> [Given exercise]:
Copy down every line where the string "matplotlib" shows up.

Source code of charts
=====
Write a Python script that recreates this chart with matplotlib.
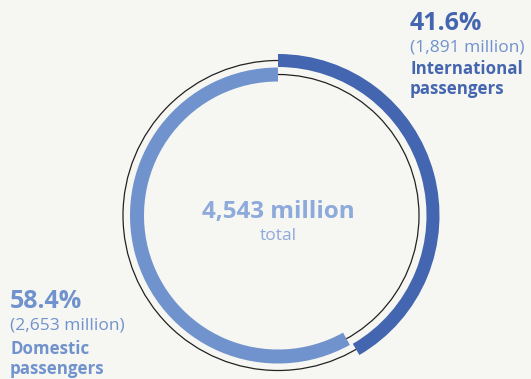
import matplotlib.pyplot as plt
from matplotlib.patches import Wedge, Circle

shares = [41.6, 58.4]
millions = ["1,891", "2,653"]
names = [["International", "passengers"], ["Domestic", "passengers"]]
total = "4,543"

bg = "#f6f6f2"
dark = "#4466b0"
light = "#7092cd"

plt.rcParams['font.family'] = ['Open Sans', 'DejaVu Sans']

fig = plt.figure(figsize=(5.31, 3.79), dpi=100, facecolor=bg)
ax = fig.add_axes([0, 0, 1, 1])
ax.set_xlim(0, 531)
ax.set_ylim(0, 379)
ax.set_aspect('equal')
ax.axis('off')
ax.set_facecolor(bg)

cx, cy = 278, 379 - 215.5

# thin outline circles
ax.add_patch(Circle((cx, cy), 155, fill=False, lw=0.9, ec="#222222", zorder=1))
ax.add_patch(Circle((cx, cy), 141, fill=False, lw=0.9, ec="#222222", zorder=1))

# arcs (clockwise from 12 o'clock)
ang_int = shares[0] / 100 * 360
ax.add_patch(Wedge((cx, cy), 161.5, 90 - ang_int, 90, width=13, fc=dark, ec='none', zorder=2))
ax.add_patch(Wedge((cx, cy), 148, 90, 360 + 90 - ang_int - 1.2, width=14, fc=light, ec='none', zorder=2))

# center label
ax.text(cx, 379 - 218, total + " million", ha='center', va='baseline',
        fontsize=17.5, fontweight='bold', color="#8eaadb")
ax.text(cx, 379 - 240, "total", ha='center', va='baseline',
        fontsize=12.5, color="#8eaadb")

# international label
x0 = 410
ax.text(x0, 379 - 30, f"{shares[0]}%", ha='left', va='baseline',
        fontsize=18, fontweight='bold', color=dark)
ax.text(x0, 379 - 52, f"({millions[0]} million)", ha='left', va='baseline',
        fontsize=12.5, color=light)
ax.text(x0, 379 - 74, names[0][0], ha='left', va='baseline',
        fontsize=12.2, fontweight='bold', color=dark)
ax.text(x0, 379 - 94, names[0][1], ha='left', va='baseline',
        fontsize=12.2, fontweight='bold', color=dark)

# domestic label
x1 = 10
ax.text(x1, 379 - 308, f"{shares[1]}%", ha='left', va='baseline',
        fontsize=18, fontweight='bold', color=light)
ax.text(x1, 379 - 329, f"({millions[1]} million)", ha='left', va='baseline',
        fontsize=12.5, color=light)
ax.text(x1, 379 - 354, names[1][0], ha='left', va='baseline',
        fontsize=12.2, fontweight='bold', color=light)
ax.text(x1, 379 - 374, names[1][1], ha='left', va='baseline',
        fontsize=12.2, fontweight='bold', color=light)

plt.savefig("out.png", dpi=100, facecolor=bg)
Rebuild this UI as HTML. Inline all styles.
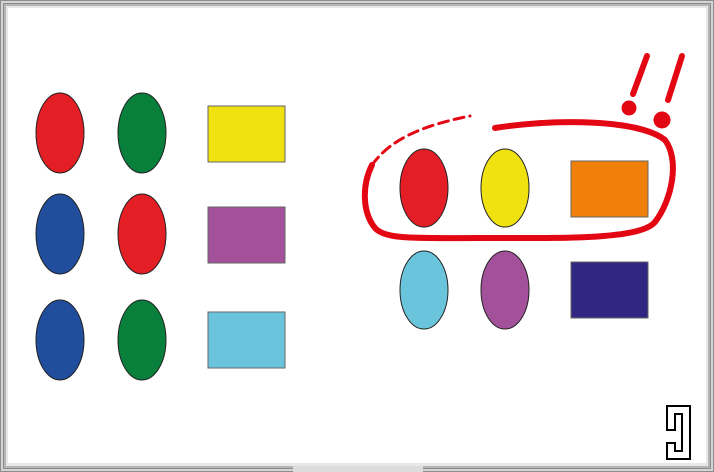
<!DOCTYPE html>
<html><head><meta charset="utf-8"><style>
html,body{margin:0;padding:0;background:#fff}
svg{display:block}
</style></head><body>
<svg width="714" height="472" viewBox="0 0 714 472">
<rect x="0" y="0" width="714" height="472" fill="#8c8c8c"/>
<rect x="2" y="2" width="710" height="468" fill="none" stroke="#d4d4d4" stroke-width="2"/>
<rect x="4" y="4" width="706" height="464" fill="#b5b5b5"/>
<rect x="6" y="6" width="702" height="460" fill="#e8e8e8"/>
<rect x="8" y="8" width="698" height="455" fill="#fff"/>
<rect x="293" y="466" width="130" height="6" fill="#dcdcdc"/>
<g stroke="#222" stroke-width="1">
<ellipse cx="60" cy="133" rx="24" ry="40" fill="#e31e24"/>
<ellipse cx="142" cy="133" rx="24" ry="40" fill="#087f3a"/>
<ellipse cx="60" cy="234" rx="24" ry="40" fill="#204e9c"/>
<ellipse cx="142" cy="234" rx="24" ry="40" fill="#e31e24"/>
<ellipse cx="60" cy="340" rx="24" ry="40" fill="#204e9c"/>
<ellipse cx="142" cy="340" rx="24" ry="40" fill="#087f3a"/>
<ellipse cx="424" cy="188" rx="24" ry="39" fill="#e31e24"/>
<ellipse cx="505" cy="188" rx="24" ry="39" fill="#f0e211"/>
<ellipse cx="424" cy="290" rx="24" ry="39" fill="#6ac5dc"/>
<ellipse cx="505" cy="290" rx="24" ry="39" fill="#a4519b"/>
</g>
<g stroke="#666" stroke-width="1">
<rect x="208" y="106" width="77" height="56" fill="#f0e211"/>
<rect x="208" y="207" width="77" height="56" fill="#a4519b"/>
<rect x="208" y="312" width="77" height="56" fill="#6ac5dc"/>
<rect x="571" y="161" width="77" height="56" fill="#f08009"/>
<rect x="571" y="262" width="77" height="56" fill="#312783"/>
</g>
<g fill="none" stroke="#e30613" stroke-linecap="round">
<path d="M495,128 C560,118 640,120 665,140 C680,160 672,200 655,222 C640,240 560,238 480,238 C420,238 385,240 375,228 C362,212 362,185 372,165" stroke-width="6"/>
<path d="M372,165 C390,140 420,126 470,116" stroke-width="3" stroke-dasharray="10 6"/>
</g>
<g stroke="#e30613" stroke-linecap="round" fill="#e30613">
<path d="M647,56 L633,94" stroke-width="6"/>
<circle cx="629" cy="108" r="7"/>
<path d="M682,56 L668,100" stroke-width="6"/>
<circle cx="662" cy="120" r="8"/>
</g>
<g fill="none" stroke="#000" stroke-width="2">
<path d="M667,406 L690,406 L690,459 L667,459 L667,443 L675,443 L675,451 L682,451 L682,414 L675,414 L675,430 L667,430 Z"/>
</g>
</svg>
</body></html>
=====
> [Answer for the task]:
Write a Python script that recreates this chart with matplotlib.
import matplotlib.pyplot as plt
from matplotlib.patches import Wedge, Circle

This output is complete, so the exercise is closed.